Williams is thrilled to be sharing stages again with Kaplansky and Shindell. She’s adding this latest Cry Cry Cry chapter to a solo career that dates back to the late 1980s and includes some 15 full-length albums and EPs over which time Williams has established herself as one of the finest singer-songwriters on the folk-centric music scene.
It’s this life as a working musician that’s allowed Williams to spend a good part of the past two decades on the road. That’s given her a catbird seat to observe how people live and interact in the different places she’s played in all over the country. This small-town dynamic has always fascinated Williams, and as an academic who taught for a number of years at Wesleyan University in Middletown, CT, she began researching societal commonalities that she kept seeing crop up—a process that led to her new book, What I Found in a Thousand Towns: A Traveling Musician’s Guild to Rebuilding America’s Communities–One Coffe Shop, Dog Run, and Open-Mike Night at a Time.

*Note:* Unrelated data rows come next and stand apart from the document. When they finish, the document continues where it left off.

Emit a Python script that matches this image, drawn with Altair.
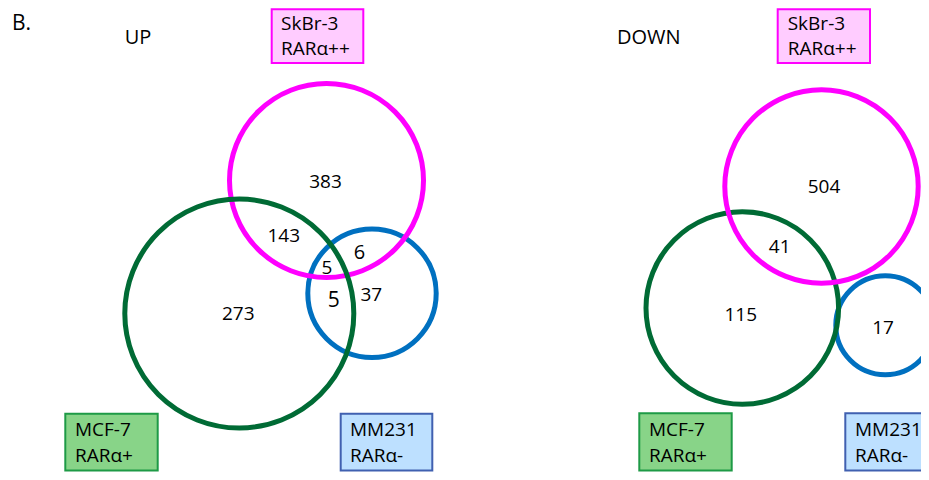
import altair as alt
import pandas as pd

# ---- circles (pixel-space coordinates) ----
circle_panel = ["UP", "UP", "UP", "DOWN", "DOWN", "DOWN"]
circle_set = ["SkBr-3", "MCF-7", "MM231", "SkBr-3", "MCF-7", "MM231"]
circle_cx = [326.5, 239.3, 372.0, 821.5, 742.3, 885.3]
circle_cy = [180.5, 313.5, 293.3, 186.5, 308.0, 325.2]
circle_r = [97.0, 114.5, 64.2, 96.7, 96.3, 49.5]
set_colors = {"SkBr-3": "#FF00FF", "MCF-7": "#006B35", "MM231": "#0070C0"}

# ---- region counts ----
count_text = ["383", "143", "6", "5", "5", "37", "273", "504", "41", "115", "17"]
count_x = [325.5, 283.8, 359.5, 327.0, 333.8, 371.3, 238.3, 824.0, 779.7, 740.8, 883.0]
count_y = [181.0, 234.5, 252.0, 267.0, 300.0, 293.8, 313.3, 185.7, 245.7, 314.0, 326.8]
count_size = [19, 19, 20, 19, 21, 19, 19, 19, 19, 19, 19]

# ---- label boxes ----
box_set = ["SkBr-3", "MCF-7", "MM231", "SkBr-3", "MCF-7", "MM231"]
box_x1 = [271.7, 65.3, 340.7, 777.7, 639.3, 845.3]
box_x2 = [363.3, 157.7, 432.3, 870.0, 731.7, 938.0]
box_y1 = [9.3, 413.8, 413.8, 9.3, 413.3, 413.3]
box_y2 = [63.0, 470.5, 470.5, 63.0, 470.5, 470.5]
box_fill = {"SkBr-3": "#FFCCFF", "MCF-7": "#88D488", "MM231": "#BDE0FF"}
box_stroke = {"SkBr-3": "#FF00FF", "MCF-7": "#1E9A46", "MM231": "#4060B0"}

label_line1 = ["SkBr-3", "MCF-7", "MM231", "SkBr-3", "MCF-7", "MM231"]
label_line2 = ["RARα++", "RARα+", "RARα-", "RARα++", "RARα+", "RARα-"]
label_x = [281.0, 75.0, 350.0, 787.7, 649.0, 855.0]
label_y1 = [22.5, 429.3, 429.3, 22.5, 429.3, 429.3]
label_y2 = [47.5, 455.3, 455.3, 47.5, 455.3, 455.3]

# ---- titles ----
title_text = ["B.", "UP", "DOWN"]
title_x = [12.0, 138.0, 648.7]
title_y = [23.0, 37.0, 37.0]
title_align = ["left", "center", "center"]
title_size = [21, 20, 20]

FONT = "Open Sans"
OFF = 8          # page margin
W, H = 913, 464  # plot area kept inside the 929x480 window (8px margins)
xs = alt.Scale(domain=[OFF, OFF + W], range=[0, W], zero=False, nice=False)
ys = alt.Scale(domain=[OFF, OFF + H], range=[0, H], zero=False, nice=False)

circles = pd.DataFrame({
    "panel": circle_panel, "set": circle_set,
    "cx": circle_cx, "cy": circle_cy, "r": circle_r,
})
circles["color"] = circles["set"].map(set_colors)

counts = pd.DataFrame({"t": count_text, "x": count_x, "y": count_y, "fs": count_size})

boxes = pd.DataFrame({"set": box_set, "x1": box_x1, "x2": box_x2, "y1": box_y1, "y2": box_y2})
boxes["fill"] = boxes["set"].map(box_fill)
boxes["stroke"] = boxes["set"].map(box_stroke)

labels = pd.DataFrame({
    "t": label_line1 + label_line2,
    "x": label_x + label_x,
    "y": label_y1 + label_y2,
})

titles = pd.DataFrame({"t": title_text, "x": title_x, "y": title_y,
                       "align": title_align, "fs": title_size})

box_layer = alt.Chart(boxes).mark_rect(strokeWidth=2).encode(
    x=alt.X("x1:Q", scale=xs, axis=None),
    x2="x2:Q",
    y=alt.Y("y1:Q", scale=ys, axis=None),
    y2="y2:Q",
    fill=alt.Fill("fill:N", scale=None),
    stroke=alt.Stroke("stroke:N", scale=None),
)

circle_layer = alt.Chart(circles).transform_calculate(
    sz="4 * datum.r * datum.r"
).mark_point(shape="circle", filled=False, strokeWidth=5, opacity=1).encode(
    x=alt.X("cx:Q", scale=xs, axis=None),
    y=alt.Y("cy:Q", scale=ys, axis=None),
    size=alt.Size("sz:Q", scale=None),
    stroke=alt.Stroke("color:N", scale=None),
    order=alt.Order("r:Q"),
)

count_layer = alt.Chart(counts).mark_text(
    font=FONT, color="#000000", align="center", baseline="middle", dy=1
).encode(
    x=alt.X("x:Q", scale=xs, axis=None),
    y=alt.Y("y:Q", scale=ys, axis=None),
    text="t:N",
    size=alt.Size("fs:Q", scale=None),
)

label_layer = alt.Chart(labels).mark_text(
    font=FONT, fontSize=19, color="#000000", align="left", baseline="middle", dy=1
).encode(
    x=alt.X("x:Q", scale=xs, axis=None),
    y=alt.Y("y:Q", scale=ys, axis=None),
    text="t:N",
)

title_left = alt.Chart(titles).transform_filter("datum.align == 'left'").mark_text(
    font=FONT, color="#000000", align="left", baseline="middle", dy=1
).encode(
    x=alt.X("x:Q", scale=xs, axis=None),
    y=alt.Y("y:Q", scale=ys, axis=None),
    text="t:N",
    size=alt.Size("fs:Q", scale=None),
)
title_center = alt.Chart(titles).transform_filter("datum.align == 'center'").mark_text(
    font=FONT, color="#000000", align="center", baseline="middle", dy=1
).encode(
    x=alt.X("x:Q", scale=xs, axis=None),
    y=alt.Y("y:Q", scale=ys, axis=None),
    text="t:N",
    size=alt.Size("fs:Q", scale=None),
)

chart = alt.layer(
    box_layer, circle_layer, count_layer, label_layer, title_left, title_center
).properties(
    width=W, height=H, padding=0,
    autosize=alt.AutoSizeParams(type="none"),
    background="#FFFFFF",
).configure_view(stroke=None)

chart.save("out.html", embed_options={"renderer": "svg", "actions": False})
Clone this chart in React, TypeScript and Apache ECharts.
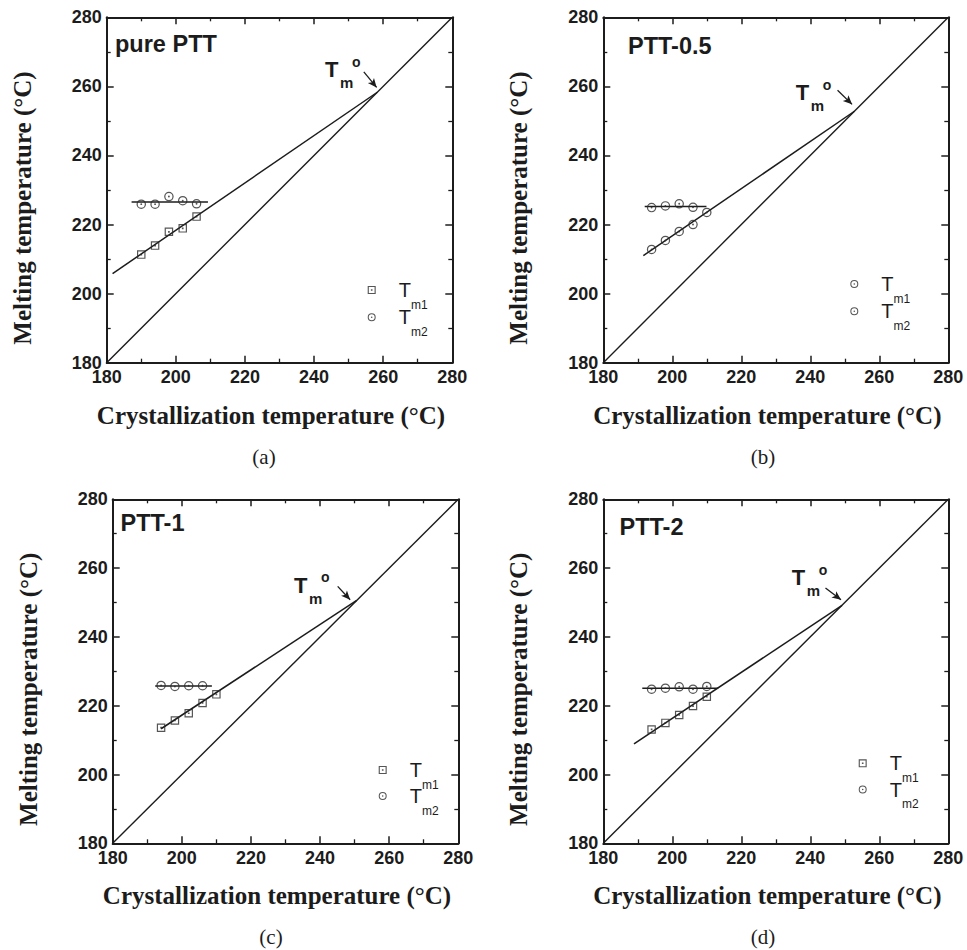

“There is also something I call ‘positive proximity,’ which is the sense that living close to other people is actually a force of good,” she said. “…Towns with high positive proximity will have things like a downtown with a lot of independent stores and restaurants. It’ll be long, so people can walk up and down and around and it’ll have a nice train station and things like that. These things of course, generate positive proximity, too. That sense that somebody cares about your well-being in town generates a sense that you want to be a part of it.”
Williams’ passion for this subject runs deep, and many of her recent headlining dates have featured readings from her book as well as a musical performance. That’s a pairing she wants to continue to do as her schedule allows. She also plans to release another solo studio album in 2018.
“I’m really excited to get into towns and talk about the book and then turn it over and find out what’s going on in peoples’ towns that they are excited about…,” she said. “The book kind of took a lot of focus and energy. But once it was done, the melodies started to trickle back in pretty quickly. I’m thinking that I’ll actually have something sooner rather than later.”